By Justin George Varghese
(Reuters) – British banknotes and passports maker De La Rue’s <DLAR.L> full-year operating profit fell 11 percent, in line with its lowered guidance, after it spent money on a failed bid to print post-Brexit UK passports and made less profit on its paper business.
De La Rue’s adjusted operating profit fell to 62.8 million pounds in the year ended March 31, from 70.7 million pounds a year earlier. The company said it expected this year’s profit to be in line with last year’s.
“While losing the new UK passport tender was disappointing, it does not change our goals, nor does it detract from the underlying performance of the Group which remains strong,” said chief executive Martin Sutherland.
De La Rue shares were expected to open around 1 percent lower, according to traders.
Full-year revenue rose 7 percent to 494 million pounds, and the company maintained its full-year dividend per share at 25 pence from last year.

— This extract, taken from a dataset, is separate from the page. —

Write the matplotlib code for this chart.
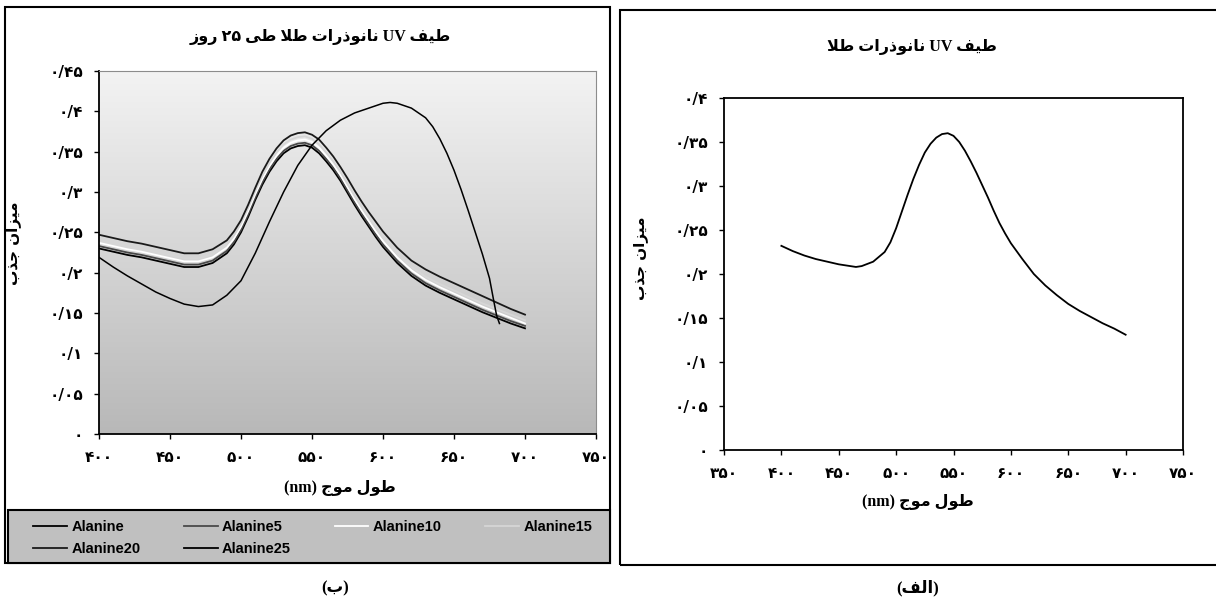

De La Rue warned last month that underlying operating profit for the year would be in the low to mid 60s of millions of pounds. It sold its paper business last year to reduce volatility and is focusing on less capital-intensive technology.
The 60 million pounds in proceeds for the sale, along with a huge reduction in pension liabilities due to a change in the inflation measure it uses to calculate the deficit, helped it more than halve net debt to 49.9 million pounds, its lowest in five years.
“The stronger balance sheet creates greater flexibility for the Group to allocate capital to deliver long term shareholder value,” De La Rue said.
De La Rue lost a contract for Britain’s new post-Brexit blue passports to Franco-Dutch digital security group Gemalto <GTO.AS> last month, leading to a 4 million-pound writeoff. It said last month it would not challenge the decision.
The company’s troubles have been compounded with the resignation of chief financial officer Jitesh Sodha in March following a previous profit warning. De La Rue said on Wednesday Helen Willis, most recently CFO of electronics distributor Premier Farnell, would take over as interim finance chief.
Revenue at De La Rue’s currency business, its biggest unit which specialises in printing, security threads and holographic features for banknotes, rose by 6 percent year-on-year, but adjusted operating profit fell 10 percent.